What is the Ehlers Danlos syndrome?

The Ehlers Danlos syndrome (EDS) is a hereditary affection of the connective tissue. Already 13 different types have been diagnosed; the ones that occur the most are the hypermobile type hEDS and the classic type cEDS. There can be overlap between all the types. Main characteristics are hypermobile joints, stretchable and/or soft skin, weakness of the connective tissue, bruising easily and delayed wound healing. Because of these characteristics pain and fatigue are very common complaints. EDS is a rare disorder and although it is hereditary it might take dozens of years before one is diagnosed. EDS is a multi system disease, which means that the complaints do not just occur in the connective tissue around the joints, but can give problems everywhere in the body where connective tissue exists. Therefor, EDS often comes with a fair number of secondary disorders. Heart complaints, digestive complaints, bladder complaints, respiratory problems and eye complaints often occur. Also the teeth can be affected, you can get problems with allergies and dilation of the veins. Only recently it is found that by instability of the neck a number of neurological complaints can occur; you can read more about this under neck complaints.

EDS is a chronic disorder with a progressive character. Although the hereditary deviation itself does not increase in severity, the connective tissue was and stays wrongly laid out, the utterances do increase. If your kneecap goes out about five times a week, you can imagine that the joints, the ligaments and the muscles around the knee are highly affected. Many people with EDS suffer from arthrosis in an early age.

All types of EDS are hereditary; most of them are autosomal dominant. This means that if one of the parents has EDS, the child has a 50% change to get the same type. You can be the first of the family, this is a spontaneous mutation; after that you can pass it on to your future kids. Some types are X-bound recessive, which means that only boys can inherit the disorder. The cause of the EDS-syndromes is often a deviation in the collagen. Collagen is the protein component of the connective tissue and the cartilage and is produced by the connective tissue cells. A connective tissue cell defines how a certain type of collagen is made, if there is a genetic mistake in the code, wrong tissue will be produced. Therefor it is easily torn or over stretched.

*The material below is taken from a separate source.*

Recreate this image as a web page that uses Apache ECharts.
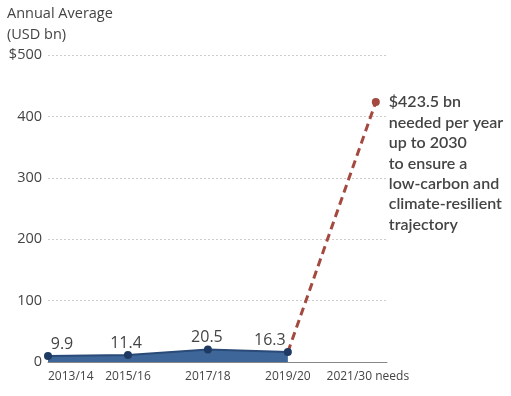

No person with EDS is the same, within the same type and within the same family EDS can even express itself very different. Where one member can live a reasonable normal life, the other is totally invalidated. Beforehand it is impossible to say how en when the biggest problems by this syndrome will occur. Most people with EDS will recognise the luxation of the joints with the slightest movements, the daily pain and fatigue and always have bruises everywhere without an explanation. Most types of EDS are not deadly and patients do have a normal life expectancy, except for the vascular type where the average age lays round 45. Unfortunately the consequences of some of the secondary disorders are life threatening. The patient does nit directly dies from EDS, but indirectly he or she sure does.